Zum anderen gibt es Zitate, die sehr kostspielig werden können. Denn nicht alle Zitate von Menschen, die länger als 70 Jahre tot sind, dürfen Sie so einfach für Ihr Buch nutzen. Eins der bekanntesten Beispiele sind die Zitate des Komikers Karl Valentin – die Nutzung seiner Zitate kann Sie mehrere Hundert bis mehrere Tausend Euro kosten.
Aber nicht nur bei historischen Zitaten müssen Sie aufpassen. Auch bei aktuellen Zitaten müssen Sie recherchieren, wer es in genau welchem Wortlaut gesagt hat. Denn vieles wird aus dem Zusammenhang gerissen, verzerrt, verkürzt und sinnentstellt wiedergegeben – und das kann für Sie ziemlich teuer werden. Zum einen verlieren Sie auch hierbei an Glaubwürdigkeit. Zum anderen könnten noch lebende Personen Sie wegen Rufschädigung verklagen. Und nicht zuletzt werden Sie bei manchen Zitaten erst einmal eine Genehmigung der Zitatgeber_innen für die Nutzung in Ihrem Buch einholen müssen.
Wie viel Recherche ist nötig?
Sie sehen, es gibt genügend Gründe für eine saubere Recherche. Sie sollten sie bei der Arbeit an Ihrem Buch auf keinen Fall vernachlässigen. Wie viel Recherche Sie vornehmen sollten, wann Sie ausreichend recherchiert haben und wann Sie doch besser noch einmal nachrecherchieren sollten – das können aber nur Sie selbst wissen. Es gibt dafür leider keine Richtwerte, außer: Recherchieren Sie so viel wie nötig.
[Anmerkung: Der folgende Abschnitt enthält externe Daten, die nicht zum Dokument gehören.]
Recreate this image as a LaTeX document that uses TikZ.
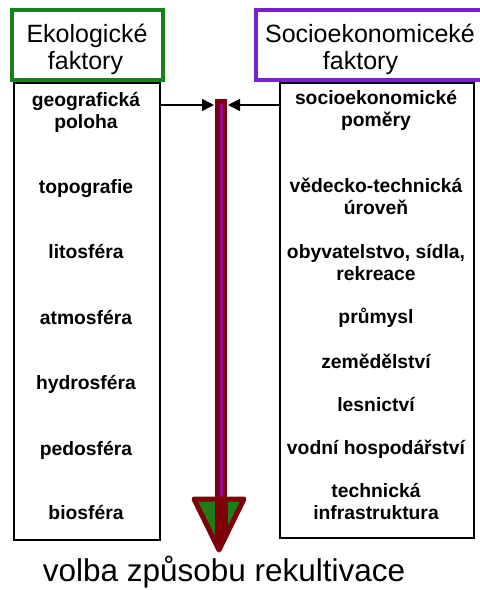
\documentclass[tikz,border=0pt]{standalone}
\usepackage{fontspec}
\setmainfont{Liberation Sans}
\usetikzlibrary{arrows.meta}
\definecolor{hdrgreen}{RGB}{24,128,28}
\definecolor{hdrpurple}{RGB}{120,34,205}
\definecolor{shaftred}{RGB}{125,0,10}
\definecolor{shaftpurple}{RGB}{150,10,160}
\definecolor{headgreen}{RGB}{30,125,20}
\tikzset{
  hdrtext/.style={anchor=base, inner sep=0pt, font=\fontsize{25}{27}\selectfont},
  itemtext/.style={anchor=base, inner sep=0pt, align=center, font=\fontsize{19.3}{22}\selectfont\bfseries},
  colbox/.style={draw=black, line width=1.6pt, inner sep=0pt, anchor=north west},
  feedarrow/.style={draw=black, line width=1.6pt, -{Triangle[length=12pt,width=12pt]}},
}
\begin{document}
\begin{tikzpicture}[x=1pt,y=-1pt]
\useasboundingbox (0,0) rectangle (480,590);
% header boxes
\draw[hdrgreen, line width=3.5pt] (12,10) rectangle (163,80);
\draw[hdrpurple, line width=3.5pt] (256,10) rectangle (484,80);
\node[hdrtext] (ekoA) at (87,42) {Ekologické};
\node[hdrtext] (ekoB) at (85.5,69) {faktory};
\node[hdrtext] (socA) at (370,42) {Socioekonomiceké};
\node[hdrtext] (socB) at (360.5,69) {faktory};
% column boxes
\node[colbox, minimum width=146pt, minimum height=457pt] (leftbox) at (13,82) {};
\node[colbox, minimum width=194pt, minimum height=455pt] (rightbox) at (279,82) {};
% left items (base = baseline of last line)
\node[itemtext] (l1) at (86,128) {geografická\\poloha};
\node[itemtext] (l2) at (86,193) {topografie};
\node[itemtext] (l3) at (86,258) {litosféra};
\node[itemtext] (l4) at (86,324) {atmosféra};
\node[itemtext] (l5) at (86,389) {hydrosféra};
\node[itemtext] (l6) at (86,455) {pedosféra};
\node[itemtext] (l7) at (86,519) {biosféra};
% right items
\node[itemtext] (r1) at (376,126) {socioekonomické\\poměry};
\node[itemtext] (r2) at (376,214) {vědecko-technická\\úroveň};
\node[itemtext] (r3) at (376,280) {obyvatelstvo, sídla,\\rekreace};
\node[itemtext] (r4) at (376,323) {průmysl};
\node[itemtext] (r5) at (376,368) {zemědělství};
\node[itemtext] (r6) at (376,411) {lesnictví};
\node[itemtext] (r7) at (376,454) {vodní hospodářství};
\node[itemtext] (r8) at (376,519) {technická\\infrastruktura};
% big arrow
\node[draw=shaftred, fill=shaftpurple, line width=4.5pt, inner sep=0pt,
      minimum width=7.5pt, minimum height=401pt, anchor=north] (shaft) at (221,99.25) {};
\path[fill=headgreen] (194,499) -- (244,499) -- (219,550) -- cycle;
\begin{scope}
\clip (194,499) -- (244,499) -- (219,550) -- cycle;
\fill[shaftred] (214.5,495) rectangle (227.5,553);
\end{scope}
\draw[shaftred, line width=5pt, line join=round] (194,499) -- (244,499) -- (219,550) -- cycle;
% feeding arrows
\coordinate (ya) at (0,105);
\draw[feedarrow] (leftbox.east |- ya) -- ([xshift=-1pt]shaft.west |- ya);
\draw[feedarrow] (rightbox.west |- ya) -- ([xshift=1pt]shaft.east |- ya);
% result
\node[anchor=base, inner sep=0pt, font=\fontsize{31.5}{34}\selectfont] (result) at (224,581) {volba způsobu rekultivace};
\end{tikzpicture}
\end{document}
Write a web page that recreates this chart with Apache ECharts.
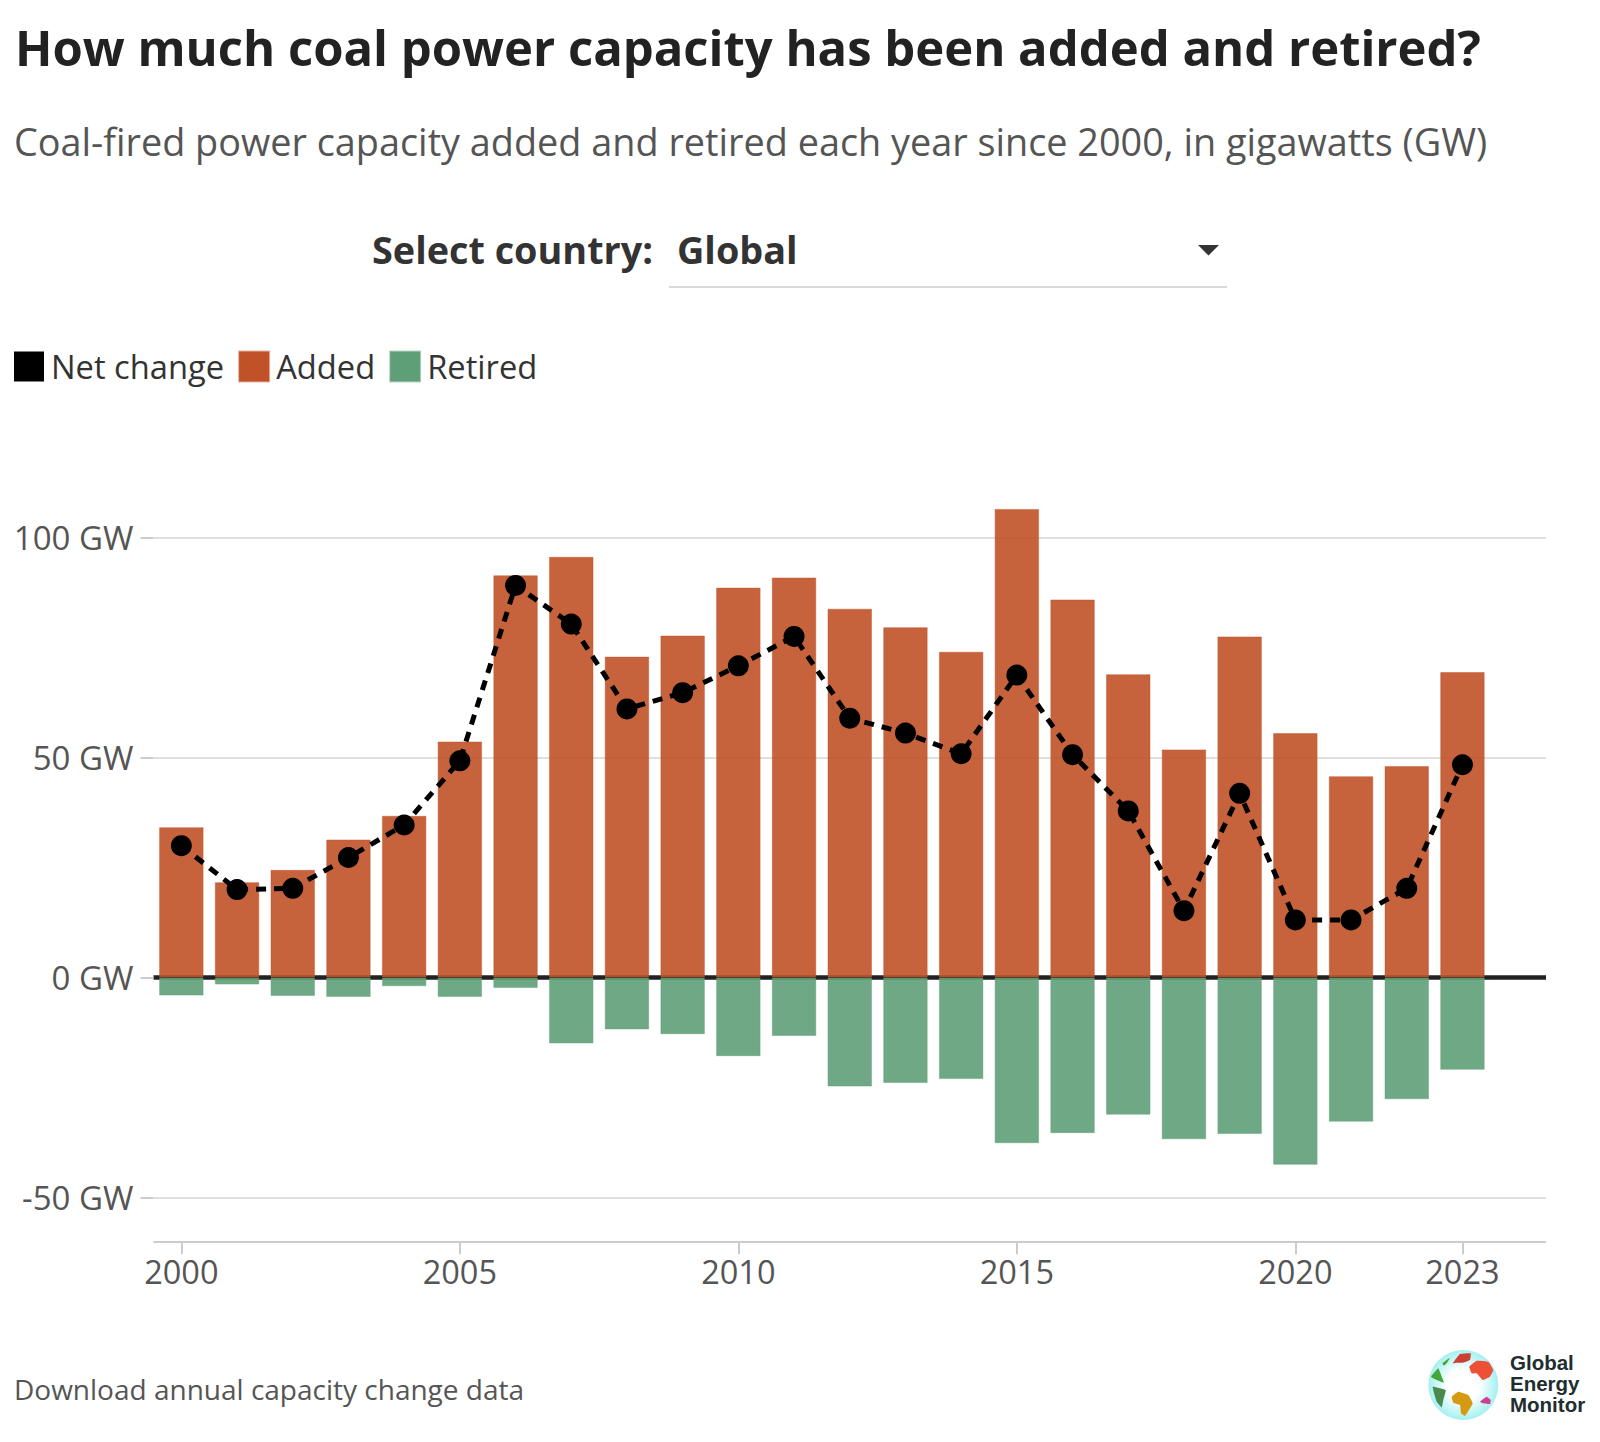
<!DOCTYPE html>
<html><head><meta charset="utf-8">
<style>html,body{margin:0;padding:0;background:#fff}#c{width:1600px;height:1442px}</style>
<script src="https://cdn.jsdelivr.net/npm/echarts@6/dist/echarts.min.js"></script>
</head><body><div id="c"></div>
<script>
const years=['2000','2001','2002','2003','2004','2005','2006','2007','2008','2009','2010','2011','2012','2013','2014','2015','2016','2017','2018','2019','2020','2021','2022','2023','2024'];
const added=[34.2,21.7,24.5,31.4,36.8,53.7,91.5,95.7,73,77.8,88.7,91,83.9,79.7,74.1,106.6,86,69,51.9,77.6,55.6,45.8,48.1,69.5,null];
const retired=[-4.1,-1.6,-4.2,-4.4,-2,-4.4,-2.4,-15,-11.8,-12.9,-17.9,-13.3,-24.8,-24,-23.1,-37.7,-35.4,-31.2,-36.8,-35.6,-42.6,-32.8,-27.7,-21,null];
const net=[30,20,20.3,27.3,34.7,49.3,89.2,80.4,61.1,64.8,70.9,77.6,59,55.6,50.9,68.8,50.7,37.9,15.2,41.9,13.1,13.1,20.3,48.4,null];
const xLabels=['2000','2005','2010','2015','2020','2023'];
const yTicks=[-50,0,50,100];
const F='"Open Sans"';
const chart=echarts.init(document.getElementById('c'),null,{renderer:'svg'});
const txt=(x,y,text,font,fill,extra)=>({type:'text',left:x,top:y,style:Object.assign({text,font,fill},extra||{})});
const poly=(points,fill)=>({type:'polygon',shape:{points,smooth:0.1},style:{fill}});
chart.setOption({
  animation:false,
  textStyle:{fontFamily:F},
  grid:{left:153.5,right:54,top:450,bottom:200.7,containLabel:false},
  legend:{left:14,top:350,padding:0,itemWidth:30,itemHeight:30,itemGap:14,icon:'rect',selectedMode:false,
    textStyle:{fontFamily:F,fontSize:32.7,color:'#333',padding:[0,0,0,2]},
    data:[{name:'Net change',icon:'rect',itemStyle:{color:'#000',opacity:1}},
          {name:'Added',icon:'rect',itemStyle:{color:'#c05228',opacity:1}},
          {name:'Retired',icon:'rect',itemStyle:{color:'#5f9f78',opacity:1}}]},
  xAxis:[{type:'category',data:years,position:'bottom',
    axisLine:{onZero:false,lineStyle:{color:'#ccc',width:2,cap:'butt'}},
    axisTick:{show:true,alignWithLabel:true,length:13,lineStyle:{color:'#ccc',width:2},interval:(i,v)=>xLabels.includes(v)},
    axisLabel:{fontFamily:F,fontSize:32.5,color:'#555',margin:14,interval:(i,v)=>xLabels.includes(v),hideOverlap:false},
    splitLine:{show:false}},
   {type:'category',data:years,position:'bottom',
    axisLine:{onZero:true,lineStyle:{color:'#222',width:4.5,cap:'butt'}},
    axisTick:{show:false},axisLabel:{show:false},splitLine:{show:false}}],
  yAxis:{type:'value',min:-60,max:120,
    axisLine:{show:false},
    axisTick:{show:true,length:13,customValues:yTicks,lineStyle:{color:'#ccc',width:2}},
    axisLabel:{fontFamily:F,fontSize:33,color:'#555',margin:20,customValues:yTicks,formatter:v=>v+' GW'},
    splitLine:{show:true,lineStyle:{color:'#d4d4d4',width:1.5}}},
  series:[
   {name:'Added',type:'bar',stack:'c',barWidth:44.5,data:added,z:2,
    itemStyle:{color:'rgba(192,82,40,0.9)',borderColor:'rgba(192,82,40,0.45)',borderWidth:1}},
   {name:'Retired',type:'bar',stack:'c',barWidth:44.5,data:retired,z:2,
    itemStyle:{color:'rgba(95,159,120,0.9)',borderColor:'rgba(95,159,120,0.45)',borderWidth:1}},
   {name:'Net change',type:'line',data:net,z:5,symbol:'circle',symbolSize:21,
    itemStyle:{color:'#000'},lineStyle:{color:'#000',width:5,type:[10,8]},connectNulls:false}
  ],
  graphic:[
   txt(15,22,'How much coal power capacity has been added and retired?','bold 49px "Open Sans"','#222'),
   txt(14,122,'Coal-fired power capacity added and retired each year since 2000, in gigawatts (GW)','37.8px "Open Sans"','#555'),
   txt(372,230,'Select country:','bold 37.8px "Open Sans"','#333'),
   txt(677,230,'Global','bold 37.8px "Open Sans"','#333'),
   {type:'line',shape:{x1:669,y1:287,x2:1227,y2:287},style:{stroke:'#ccc',lineWidth:1.5}},
   {type:'polygon',shape:{points:[[1198,245],[1219,245],[1208.5,255.5]]},style:{fill:'#333'}},
   txt(14,1375,'Download annual capacity change data','28px "Open Sans"','#555'),
   {type:'circle',shape:{cx:1463.3,cy:1385,r:35},style:{fill:{type:'radial',x:0.5,y:0.5,r:0.5,colorStops:[{offset:0,color:'#fff'},{offset:0.45,color:'#fff'},{offset:1,color:'#a5f0f0'}]}}},
   poly([[1452.7,1363.3],[1460,1354],[1470.7,1353.3],[1470,1360],[1463,1362.7],[1456.7,1362.7]],'#cc3f33'),
   poly([[1442.3,1363.3],[1450,1357.7],[1446.7,1363.3],[1444,1365.7]],'#45a63c'),
   poly([[1431,1376.7],[1438.3,1368.3],[1441.7,1376.7],[1444,1382.7],[1436.7,1380]],'#45a63c'),
   poly([[1432.7,1386.7],[1445.7,1390],[1443.3,1400],[1441.7,1407.3],[1436.7,1401.7]],'#4a8a4e'),
   poly([[1469.3,1366.7],[1476.7,1360.7],[1488.3,1361.7],[1493.3,1370],[1490,1376.7],[1482.7,1380],[1476.7,1373.3],[1471.7,1373.3]],'#ee5035'),
   poly([[1451.7,1396.7],[1458.3,1391.7],[1468.3,1395],[1472.7,1403.3],[1465,1416],[1461,1413.3],[1460,1405],[1453.3,1402.7]],'#d49b12'),
   poly([[1480,1401.7],[1486.7,1396.7],[1490.7,1400],[1490,1404],[1482.7,1403.3]],'#cf3f8f'),
   txt(1510,1352,'Global','bold 20.5px "Liberation Sans"','#1e2d2f'),
   txt(1510,1373,'Energy','bold 20.5px "Liberation Sans"','#1e2d2f'),
   txt(1510,1394,'Monitor','bold 20.5px "Liberation Sans"','#1e2d2f')
  ]
});
</script></body></html>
Ja, ich weiß, das ist nicht so hilfreich. Was Ihnen aber helfen kann, ist ein Gespräch mit jemandem vom Fach, z. B. mit mir. Gemeinsam könnten wir Ihr Thema und Ihre Zielgruppe so genau eingrenzen, dass Sie bei der anschließenden Sichtung Ihrer Recherche-Materialien sagen können: Ja, jetzt reicht’s. Und dann werden Sie wahrscheinlich nur noch ein paarmal etwas nachschlagen müssen, wenn Ihnen beim Schreiben eine neue Idee kommt, ein neues Zitat oder ein neuer Fachartikel über den Weg läuft oder Sie Ihr Manuskript überarbeiten und noch ein paar lose Fäden verknoten wollen.